On Wednesday I was strolling through the aisles of one of our ever-multiplying neighborhood grocery stores when I saw the wines I have included photos of here. “Hm”, thought I, “a white cross on a red field. Hunh, that’s similar to the SWISS FLAG! Could these wines be from near Lausanne?”

So I bought one.

I opened it as soon as I got home to taste it, and, as Emeril sez, BAM!

As it turns out, the white cross on a red shield is the emblem of the Savoys, who had some sort of political sway in Switzerland for a period of time. The French département of Savoy is, in fact, the part of France right across the lake from Lausanne. These wines are really as close as I can reasonably expect to get to vins Vaudois or Valaisienne.

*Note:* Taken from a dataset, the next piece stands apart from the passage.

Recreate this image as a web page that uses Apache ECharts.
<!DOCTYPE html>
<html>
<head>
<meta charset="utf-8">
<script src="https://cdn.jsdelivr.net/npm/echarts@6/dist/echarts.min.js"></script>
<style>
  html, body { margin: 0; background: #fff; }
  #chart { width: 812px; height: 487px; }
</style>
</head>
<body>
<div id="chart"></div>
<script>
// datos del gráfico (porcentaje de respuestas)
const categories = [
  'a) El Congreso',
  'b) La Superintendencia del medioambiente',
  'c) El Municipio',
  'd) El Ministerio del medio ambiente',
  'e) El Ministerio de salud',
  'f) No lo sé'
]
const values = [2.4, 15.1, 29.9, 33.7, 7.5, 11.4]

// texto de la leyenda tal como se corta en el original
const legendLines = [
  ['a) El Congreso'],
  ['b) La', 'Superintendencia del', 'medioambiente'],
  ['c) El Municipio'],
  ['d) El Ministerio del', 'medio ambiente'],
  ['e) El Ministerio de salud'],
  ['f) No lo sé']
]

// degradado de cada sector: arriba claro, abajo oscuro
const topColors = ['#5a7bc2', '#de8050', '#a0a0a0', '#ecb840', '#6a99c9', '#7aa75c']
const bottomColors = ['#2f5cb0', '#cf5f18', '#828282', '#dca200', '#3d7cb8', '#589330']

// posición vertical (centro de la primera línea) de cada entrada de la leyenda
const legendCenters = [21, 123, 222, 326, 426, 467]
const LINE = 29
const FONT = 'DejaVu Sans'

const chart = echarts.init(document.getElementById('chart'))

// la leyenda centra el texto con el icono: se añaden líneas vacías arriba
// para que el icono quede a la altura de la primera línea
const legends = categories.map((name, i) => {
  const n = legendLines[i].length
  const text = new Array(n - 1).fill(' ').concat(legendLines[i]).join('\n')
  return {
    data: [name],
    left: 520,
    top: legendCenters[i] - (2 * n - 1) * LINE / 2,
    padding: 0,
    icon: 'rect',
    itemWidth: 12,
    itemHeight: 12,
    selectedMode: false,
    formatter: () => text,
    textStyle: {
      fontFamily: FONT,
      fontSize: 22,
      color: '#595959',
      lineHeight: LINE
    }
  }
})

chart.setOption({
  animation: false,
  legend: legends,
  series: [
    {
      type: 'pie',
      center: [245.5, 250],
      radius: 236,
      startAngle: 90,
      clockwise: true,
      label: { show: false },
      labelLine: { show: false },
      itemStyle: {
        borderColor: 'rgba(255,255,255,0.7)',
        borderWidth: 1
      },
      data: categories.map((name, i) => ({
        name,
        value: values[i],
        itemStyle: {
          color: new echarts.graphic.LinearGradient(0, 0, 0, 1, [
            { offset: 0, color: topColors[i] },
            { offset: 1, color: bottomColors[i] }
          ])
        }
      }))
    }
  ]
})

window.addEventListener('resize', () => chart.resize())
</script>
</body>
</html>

Especially as close as I can reasonably expect to find by walking around at random in the neighborhood.

All roads lead to Rome, I guess. Who’s the tribune this annum?

One thought on “Swiss wines

  1. Do you know what burglar’s wine is? It is listed under music below with no link? could you let me know the meaning and origin of this term. Milly


    Sure thing, Milly.

    Burglar’s Wine is the name of the band I play with at the moment. It’s from an old murder balled, “Down in the Willow Garden,” and is a reference to a Mickey Finn – a drink that has been drugged to knock out the person that consumes it.

    http://sniff.numachi.com/~rickheit/dtrad/pages/tiWLLWGRDN;ttWLLWGRDN.html

    it’s a totally archaic usage and might even be some sort of coinage by the original author of the song, since it does not seem to appear in other contexts.